The money supply decreases during deflation
When deflation occurs as a result of an extended period of falling prices and a reduction in the total amount of credit (loans), the average person keeps a tighter grip on the wallet. When people, in general, realise that you get more for your money tomorrow than you get today – they postpone consumption, which only makes the situation deteriorate further and the economy slows down even faster. It creates a negative spiral that is often very difficult to escape from, and it usually takes considerable time to recover. Hence, many economists fear prolonged periods of deflation. It hurts the economy even if it initially seems to be better because you can buy more for the same $100-bill.
What are the consequences of deflation in the long run?
If deflation becomes entrenched in the economy, companies will begin to feel that consumers are not willing to buy their products and services.

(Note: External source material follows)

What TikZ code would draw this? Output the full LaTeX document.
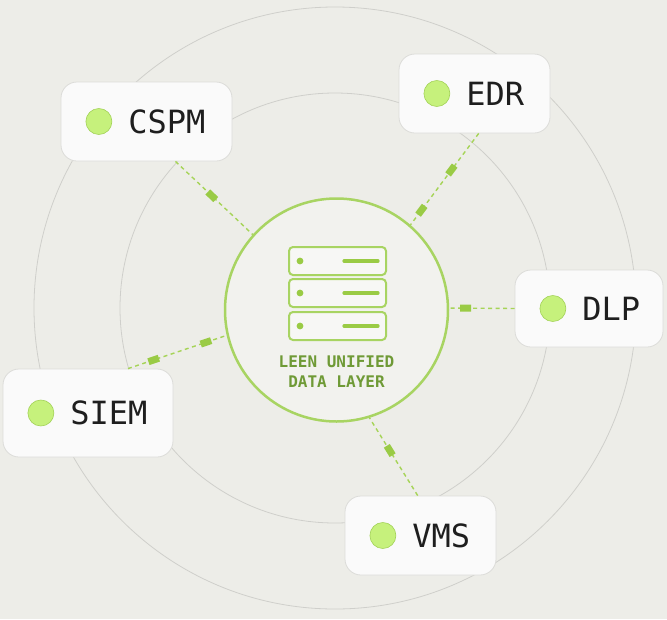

When businesses need to start laying off staff, which means that these people will have less money to consume for, they will spend even less. Then the companies will sell less and less of their products and services, which in turn lowers the VAT revenue for the government, and the negative spiral continues.

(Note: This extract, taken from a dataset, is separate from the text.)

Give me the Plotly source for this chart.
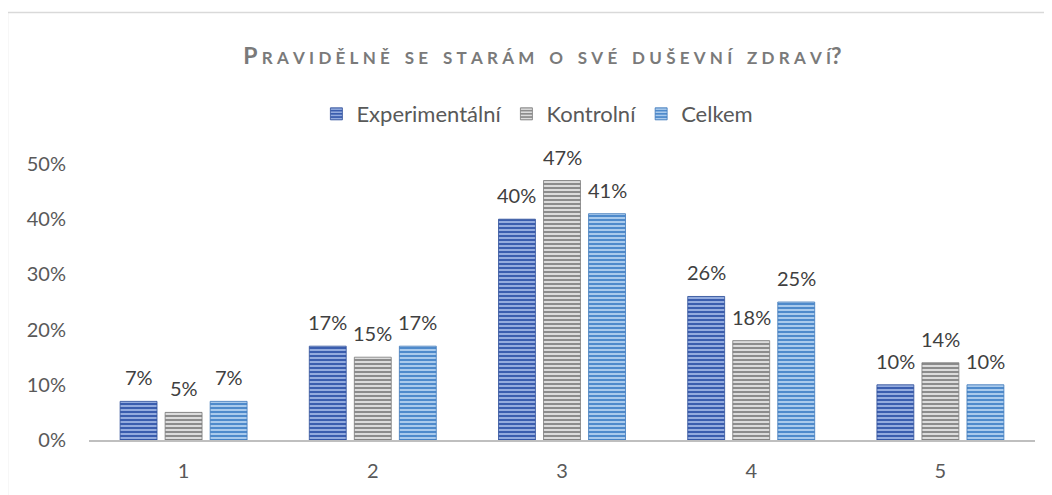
import plotly.graph_objects as go

categories = ["1", "2", "3", "4", "5"]
series_names = ["Experimentální", "Kontrolní", "Celkem"]
experimentalni = [0.07, 0.17, 0.40, 0.26, 0.10]
kontrolni = [0.05, 0.15, 0.47, 0.18, 0.14]
celkem = [0.07, 0.17, 0.41, 0.25, 0.10]
y_ticks = [0, 0.1, 0.2, 0.3, 0.4, 0.5]
y_tick_labels = ["0%", "10%", "20%", "30%", "40%", "50%"]

series_values = [experimentalni, kontrolni, celkem]
styles = [
    dict(bg="#3A5DAE", fg="#9DB4E4", line="#2F4F99"),
    dict(bg="#8C8C8C", fg="#E6E6E6", line="#7A7A7A"),
    dict(bg="#4E8ACB", fg="#B4D2F0", line="#3F79BA"),
]

FONT = "Lato"
BARGAP = 0.286
fig = go.Figure()
annotations = []
n = len(series_names)
for i, (name, vals, st) in enumerate(zip(series_names, series_values, styles)):
    fig.add_trace(go.Bar(
        name=name, x=categories, y=vals,
        marker=dict(
            color=st["bg"],
            line=dict(color=st["line"], width=0.8),
            pattern=dict(shape="-", bgcolor=st["bg"], fgcolor=st["fg"],
                         size=4, solidity=0.45, fillmode="replace"),
        ),
    ))
    off = (i - (n - 1) / 2) * (1 - BARGAP) / n
    for k, v in enumerate(vals):
        annotations.append(dict(
            x=k + off, y=v, xref="x", yref="y", text=f"{round(v*100)}%",
            showarrow=False, yanchor="middle", yshift=24,
            font=dict(family=FONT, size=20, color="#404040"),
        ))

GAP = "\u2009\u2009"
def spaced(s):
    return GAP.join(list(s)).replace(GAP + " " + GAP, "\u2003\u2009")

title_html = ("<b><span style='font-size:23px'>P</span>" + GAP
              + spaced("RAVIDĚLNĚ SE STARÁM O SVÉ DUŠEVNÍ ZDRAVÍ")
              + "<span style='font-size:23px'>?</span></b>")

fig.update_layout(
    width=1044, height=487,
    margin=dict(l=81, r=17, t=156, b=55),
    paper_bgcolor="white", plot_bgcolor="white",
    barmode="group", bargap=BARGAP, bargroupgap=0.18,
    font=dict(family=FONT, color="#595959"),
    title=dict(text=title_html, x=0.512, xanchor="center", y=0.897, yanchor="middle",
               font=dict(family=FONT, size=17, color="#7A7A7A")),
    legend=dict(orientation="h", x=0.474, xanchor="center", y=1.181, yanchor="middle",
                font=dict(family=FONT, size=22, color="#595959"),
                itemwidth=30, traceorder="normal"),
    showlegend=True,
    annotations=annotations,
    xaxis=dict(showline=True, linecolor="#BFBFBF", linewidth=2, showgrid=False,
               ticks="", tickfont=dict(family=FONT, size=20, color="#595959"),
               ticklabelstandoff=12, fixedrange=True),
    yaxis=dict(range=[0, 0.5], tickvals=y_ticks, ticktext=y_tick_labels,
               showgrid=False, zeroline=False, showline=False, ticks="",
               tickfont=dict(family=FONT, size=20, color="#595959"),
               ticklabelstandoff=22, fixedrange=True),
    shapes=[
        dict(type="line", xref="paper", yref="paper", x0=-0.0862, x1=1.2, y0=1.549, y1=1.549,
             line=dict(color="#D9D9D9", width=1.5)),
        dict(type="line", xref="paper", yref="paper", x0=-0.0862, x1=-0.0862, y0=1.549, y1=-0.5,
             line=dict(color="#D9D9D9", width=1.5)),
    ],
)

fig.write_html("out.html")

Sweden at risk of prolonged deflation
As several newspapers and TV-channels have reported recently, Sweden has slipped into deflation. Prices fell by 1.2% in January. Contributing factors to the deflation are falling prices on clothes, shoes, oil, transport and travel packages. Especially the price of oil has gone down considerably, which is a commodity that strongly influences the price of many other products and even services. In response to this, the Swedish central bank announced the introduction of a negative interest rate of 0.10%, commencing February 18th (2016).

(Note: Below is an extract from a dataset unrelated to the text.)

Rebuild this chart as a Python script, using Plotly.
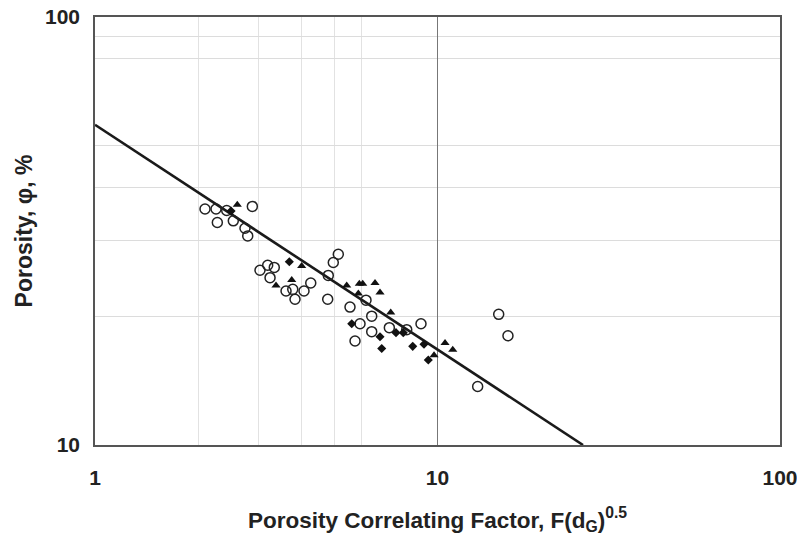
import plotly.graph_objects as go

# Open circles
circ_x = [2.095, 2.256, 2.276, 2.424, 2.534, 2.741, 2.792, 2.880, 3.032, 3.193, 3.338, 3.244,
          3.612, 3.837, 3.779, 4.076, 4.265, 4.780, 4.799, 4.963, 5.133, 5.553, 5.940, 6.184,
          6.426, 6.426, 5.744, 7.234, 8.131, 8.950, 15.09, 16.06, 13.10]
circ_y = [35.6, 35.6, 33.1, 35.3, 33.4, 32.1, 30.8, 36.1, 25.6, 26.3, 26.0, 24.6,
          22.9, 21.9, 23.1, 22.9, 23.9, 21.9, 24.9, 26.7, 27.9, 21.0, 19.2, 21.8,
          20.0, 18.4, 17.5, 18.8, 18.6, 19.2, 20.2, 18.0, 13.7]

# Filled triangles
tri_x = [2.603, 3.377, 3.753, 4.013, 5.431, 5.873, 5.912, 6.048, 6.570, 6.795, 7.302, 10.52, 11.08, 9.77]
tri_y = [36.4, 23.6, 24.3, 26.2, 23.6, 22.6, 23.8, 23.8, 23.9, 22.7, 20.4, 17.3, 16.7, 16.2]

# Filled diamonds
dia_x = [2.496, 3.693, 5.618, 6.795, 6.873, 7.565, 7.945, 8.466, 9.132, 9.400]
dia_y = [35.2, 26.8, 19.2, 17.9, 16.8, 18.3, 18.3, 17.0, 17.2, 15.8]

# Correlation line
line_x = [1.0, 26.6]
line_y = [56.0, 10.0]

x_ticks = [1, 10, 100]
y_ticks = [10, 100]
x_minor = [2, 3, 4, 5, 6]
y_minor = [20, 30, 40, 50, 80, 90]

fig = go.Figure()
fig.add_trace(go.Scatter(x=line_x, y=line_y, mode="lines",
                         line=dict(color="#1a1a1a", width=2.6), hoverinfo="skip"))
fig.add_trace(go.Scatter(x=circ_x, y=circ_y, mode="markers",
                         marker=dict(symbol="circle-open", size=10, color="#222",
                                     line=dict(width=1.5, color="#222"))))
fig.add_trace(go.Scatter(x=tri_x, y=tri_y, mode="markers",
                         marker=dict(symbol="triangle-up", size=8, color="#111")))
fig.add_trace(go.Scatter(x=dia_x, y=dia_y, mode="markers",
                         marker=dict(symbol="diamond", size=7, color="#111")))

fig.update_layout(
    width=805, height=539,
    margin=dict(l=87, r=33, t=9, b=102),
    paper_bgcolor="white", plot_bgcolor="white",
    showlegend=False,
    font=dict(family="Liberation Sans, Arial, sans-serif", color="#222"),
)
fig.update_xaxes(
    type="log", range=[0, 2], automargin=False,
    tickvals=x_ticks, ticktext=[str(v) for v in x_ticks],
    tickfont=dict(size=21, family="Liberation Sans, Arial", weight="bold"),
    ticks="", ticklabelstandoff=13, ticklabeloverflow="allow",
    showgrid=True, gridcolor="#777", gridwidth=1,
    minor=dict(tickvals=x_minor, showgrid=True, gridcolor="#e2e2e2", gridwidth=1, ticks=""),
    showline=True, linecolor="#555", linewidth=1.5, mirror=True,
    zeroline=False,
    title=dict(text="<b>Porosity Correlating Factor, F(d<sub>G</sub>)<sup>0.5</sup></b>",
               font=dict(size=22.5), standoff=24),
)
fig.update_yaxes(
    type="log", range=[1, 2], automargin=False,
    tickvals=y_ticks, ticktext=[str(v) for v in y_ticks],
    tickfont=dict(size=21, family="Liberation Sans, Arial", weight="bold"),
    ticks="", ticklabelstandoff=9, ticklabeloverflow="allow",
    showgrid=True, gridcolor="#555", gridwidth=1,
    minor=dict(tickvals=y_minor, showgrid=True, gridcolor="#dcdcdc", gridwidth=1, ticks=""),
    showline=True, linecolor="#555", linewidth=1.5, mirror=True,
    zeroline=False,
    title=dict(text="<b>Porosity, φ, %</b>", font=dict(size=23), standoff=6),
)

fig.write_html("out.html")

How do you cure deflation?
In order to prevent deflation or get out of the dark deflationary hole if you get stuck there, you must be ensured that there will be inflation in the economy instead. Inflation is the opposite of deflation and simply means that prices go up and consumption is increasing. It is cheaper to buy today than tomorrow. To bring inflation into the economy, you need to increase the money supply by directly printing new money or allowing the banks to create more loans, which is the same thing as creating money out of thin air. When there are more dollars on the market, the value of each individual dollar decreases. Anyone who sells products will continually be raising the prices to get the same real value. Similarly, the actual value of loans are reduced during inflation, because the credit is taken out on, e.g. 50000 USD and if salaries and prices continuously increase, the $50K loan is worth less, and hence easier to repay. Inflation, therefore, favour borrowers but is negative for banks. This means that in order to wipe out deflation, you will need a little more inflation, but not too much. In fact, that is why the Swedish central bank (Riksbanken) has a target to keep the inflation at 2% in the economy per year, thereby keeping the wheels turning at a suitable pace (in theory). In reality, it would probably be better to let the inflation and interest rates float freely as most currency rates do.
Modern economies are like the Roman Empire
It’s possible to draw a parallel from today’s economies to the Roman Empire’s rise and fall. As long as Rome expanded their territory and grew, the empire was prosperous, but as soon as the expansion slowed down and stopped the Roman Empire fell apart – Just like modern economies. The economies of today require continuous growth and as soon as the economy stops growing it rapidly deteriorates.
The first inflation – precious metals from South America
The first real inflationary wave arose between the years 1470-1650 when Spain brought home some 181 tons of gold and 16,000 tonnes of silver from South America, which they had stolen from the conquered Aztecs and Incas. The Spanish king used this gold and silver to pay off interests and loans it had signed up for to continue their war against England among others. The Interest went to early banks in Antwerp and Genoa. All this gold and silver created a strong inflation in Europe. As we noted earlier, inflation is an increase in money supply in the economy. Hence it is now understood that you should not bring in too much new capital in the economy at once, but to do it gradually and moderately. It is exactly that the Swedish central bank is now trying to do by buying government bonds and paying for them with newly printed money.